START
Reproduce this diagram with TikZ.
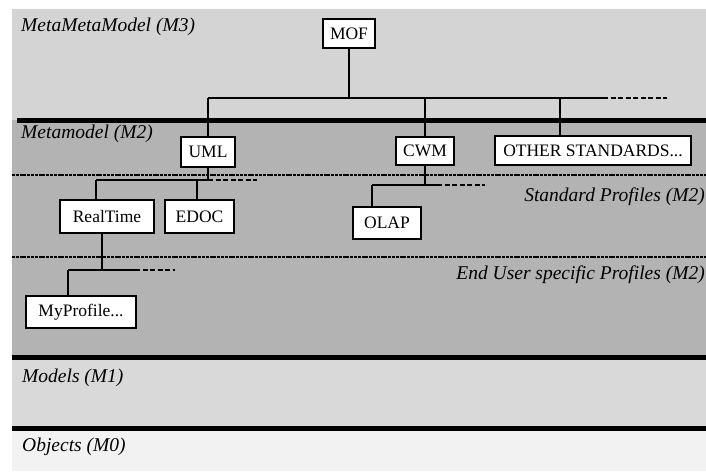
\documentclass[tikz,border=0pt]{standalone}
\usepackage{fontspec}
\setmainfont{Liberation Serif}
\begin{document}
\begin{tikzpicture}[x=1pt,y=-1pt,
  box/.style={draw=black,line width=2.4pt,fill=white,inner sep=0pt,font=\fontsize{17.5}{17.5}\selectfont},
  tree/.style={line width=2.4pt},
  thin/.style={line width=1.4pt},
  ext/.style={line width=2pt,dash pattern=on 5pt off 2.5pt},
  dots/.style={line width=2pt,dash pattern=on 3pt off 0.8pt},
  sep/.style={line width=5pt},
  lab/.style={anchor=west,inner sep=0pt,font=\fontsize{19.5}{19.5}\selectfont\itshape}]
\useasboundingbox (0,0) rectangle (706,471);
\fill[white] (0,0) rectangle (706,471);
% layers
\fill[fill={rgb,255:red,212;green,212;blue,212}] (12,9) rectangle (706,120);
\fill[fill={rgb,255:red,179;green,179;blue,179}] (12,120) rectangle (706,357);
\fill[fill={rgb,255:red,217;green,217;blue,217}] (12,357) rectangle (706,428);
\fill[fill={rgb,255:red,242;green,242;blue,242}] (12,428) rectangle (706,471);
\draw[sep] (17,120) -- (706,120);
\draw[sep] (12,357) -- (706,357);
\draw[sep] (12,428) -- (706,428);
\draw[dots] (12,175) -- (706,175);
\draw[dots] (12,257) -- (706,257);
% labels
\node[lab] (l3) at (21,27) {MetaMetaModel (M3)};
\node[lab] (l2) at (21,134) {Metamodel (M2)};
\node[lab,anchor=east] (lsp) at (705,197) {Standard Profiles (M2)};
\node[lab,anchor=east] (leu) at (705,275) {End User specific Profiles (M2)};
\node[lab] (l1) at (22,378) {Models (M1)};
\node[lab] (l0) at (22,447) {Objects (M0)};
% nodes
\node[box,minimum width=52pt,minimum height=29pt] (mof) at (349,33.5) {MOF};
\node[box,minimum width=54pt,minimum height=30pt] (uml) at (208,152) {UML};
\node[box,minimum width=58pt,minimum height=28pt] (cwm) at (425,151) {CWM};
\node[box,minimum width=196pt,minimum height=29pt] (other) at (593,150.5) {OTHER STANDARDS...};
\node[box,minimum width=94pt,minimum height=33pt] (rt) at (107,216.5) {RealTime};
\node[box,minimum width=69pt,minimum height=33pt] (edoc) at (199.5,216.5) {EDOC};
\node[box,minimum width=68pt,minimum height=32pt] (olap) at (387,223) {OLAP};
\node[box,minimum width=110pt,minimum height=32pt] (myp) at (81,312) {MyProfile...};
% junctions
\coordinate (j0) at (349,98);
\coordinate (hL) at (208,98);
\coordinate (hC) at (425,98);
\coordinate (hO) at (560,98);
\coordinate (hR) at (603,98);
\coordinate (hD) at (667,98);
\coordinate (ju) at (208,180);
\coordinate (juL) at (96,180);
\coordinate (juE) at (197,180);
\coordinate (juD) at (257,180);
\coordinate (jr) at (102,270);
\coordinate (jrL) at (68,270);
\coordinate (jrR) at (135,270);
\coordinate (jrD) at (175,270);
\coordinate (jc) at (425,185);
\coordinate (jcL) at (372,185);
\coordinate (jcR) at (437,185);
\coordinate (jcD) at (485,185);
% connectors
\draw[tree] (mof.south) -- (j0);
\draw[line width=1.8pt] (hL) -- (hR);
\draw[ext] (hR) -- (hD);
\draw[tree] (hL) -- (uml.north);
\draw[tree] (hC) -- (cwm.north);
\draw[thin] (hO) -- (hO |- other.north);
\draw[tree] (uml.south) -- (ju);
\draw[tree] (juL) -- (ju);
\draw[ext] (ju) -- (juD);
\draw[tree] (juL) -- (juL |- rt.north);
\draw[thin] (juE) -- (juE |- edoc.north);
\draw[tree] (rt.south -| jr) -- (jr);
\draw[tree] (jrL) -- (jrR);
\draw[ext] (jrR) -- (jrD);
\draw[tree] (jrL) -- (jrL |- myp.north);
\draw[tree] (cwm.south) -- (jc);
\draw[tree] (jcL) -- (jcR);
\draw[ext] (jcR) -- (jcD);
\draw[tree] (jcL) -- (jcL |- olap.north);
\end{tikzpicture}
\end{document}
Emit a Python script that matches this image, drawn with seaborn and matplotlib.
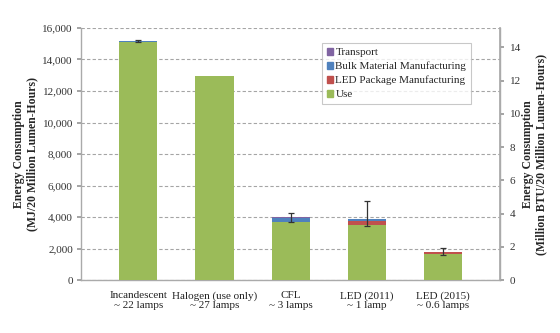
END
The entries above should be reproduced exactly, without their pictures.

Reproduce this diagram with TikZ.
\documentclass[tikz,border=0pt]{standalone}
\usepackage{fontspec}
\setmainfont{Liberation Serif}
\begin{document}
\begin{tikzpicture}[x=1pt,y=-1pt,
  box/.style={draw=black,line width=2.4pt,fill=white,inner sep=0pt,font=\fontsize{17.5}{17.5}\selectfont},
  tree/.style={line width=2.4pt},
  thin/.style={line width=1.4pt},
  ext/.style={line width=2pt,dash pattern=on 5pt off 2.5pt},
  dots/.style={line width=2pt,dash pattern=on 3pt off 0.8pt},
  sep/.style={line width=5pt},
  lab/.style={anchor=west,inner sep=0pt,font=\fontsize{19.5}{19.5}\selectfont\itshape}]
\useasboundingbox (0,0) rectangle (706,471);
\fill[white] (0,0) rectangle (706,471);
% layers
\fill[fill={rgb,255:red,212;green,212;blue,212}] (12,9) rectangle (706,120);
\fill[fill={rgb,255:red,179;green,179;blue,179}] (12,120) rectangle (706,357);
\fill[fill={rgb,255:red,217;green,217;blue,217}] (12,357) rectangle (706,428);
\fill[fill={rgb,255:red,242;green,242;blue,242}] (12,428) rectangle (706,471);
\draw[sep] (17,120) -- (706,120);
\draw[sep] (12,357) -- (706,357);
\draw[sep] (12,428) -- (706,428);
\draw[dots] (12,175) -- (706,175);
\draw[dots] (12,257) -- (706,257);
% labels
\node[lab] (l3) at (21,27) {MetaMetaModel (M3)};
\node[lab] (l2) at (21,134) {Metamodel (M2)};
\node[lab,anchor=east] (lsp) at (705,197) {Standard Profiles (M2)};
\node[lab,anchor=east] (leu) at (705,275) {End User specific Profiles (M2)};
\node[lab] (l1) at (22,378) {Models (M1)};
\node[lab] (l0) at (22,447) {Objects (M0)};
% nodes
\node[box,minimum width=52pt,minimum height=29pt] (mof) at (349,33.5) {MOF};
\node[box,minimum width=54pt,minimum height=30pt] (uml) at (208,152) {UML};
\node[box,minimum width=58pt,minimum height=28pt] (cwm) at (425,151) {CWM};
\node[box,minimum width=196pt,minimum height=29pt] (other) at (593,150.5) {OTHER STANDARDS...};
\node[box,minimum width=94pt,minimum height=33pt] (rt) at (107,216.5) {RealTime};
\node[box,minimum width=69pt,minimum height=33pt] (edoc) at (199.5,216.5) {EDOC};
\node[box,minimum width=68pt,minimum height=32pt] (olap) at (387,223) {OLAP};
\node[box,minimum width=110pt,minimum height=32pt] (myp) at (81,312) {MyProfile...};
% junctions
\coordinate (j0) at (349,98);
\coordinate (hL) at (208,98);
\coordinate (hC) at (425,98);
\coordinate (hO) at (560,98);
\coordinate (hR) at (603,98);
\coordinate (hD) at (667,98);
\coordinate (ju) at (208,180);
\coordinate (juL) at (96,180);
\coordinate (juE) at (197,180);
\coordinate (juD) at (257,180);
\coordinate (jr) at (102,270);
\coordinate (jrL) at (68,270);
\coordinate (jrR) at (135,270);
\coordinate (jrD) at (175,270);
\coordinate (jc) at (425,185);
\coordinate (jcL) at (372,185);
\coordinate (jcR) at (437,185);
\coordinate (jcD) at (485,185);
% connectors
\draw[tree] (mof.south) -- (j0);
\draw[line width=1.8pt] (hL) -- (hR);
\draw[ext] (hR) -- (hD);
\draw[tree] (hL) -- (uml.north);
\draw[tree] (hC) -- (cwm.north);
\draw[thin] (hO) -- (hO |- other.north);
\draw[tree] (uml.south) -- (ju);
\draw[tree] (juL) -- (ju);
\draw[ext] (ju) -- (juD);
\draw[tree] (juL) -- (juL |- rt.north);
\draw[thin] (juE) -- (juE |- edoc.north);
\draw[tree] (rt.south -| jr) -- (jr);
\draw[tree] (jrL) -- (jrR);
\draw[ext] (jrR) -- (jrD);
\draw[tree] (jrL) -- (jrL |- myp.north);
\draw[tree] (cwm.south) -- (jc);
\draw[tree] (jcL) -- (jcR);
\draw[ext] (jcR) -- (jcD);
\draw[tree] (jcL) -- (jcL |- olap.north);
\end{tikzpicture}
\end{document}
Emit a Python script that matches this image, drawn with seaborn and matplotlib.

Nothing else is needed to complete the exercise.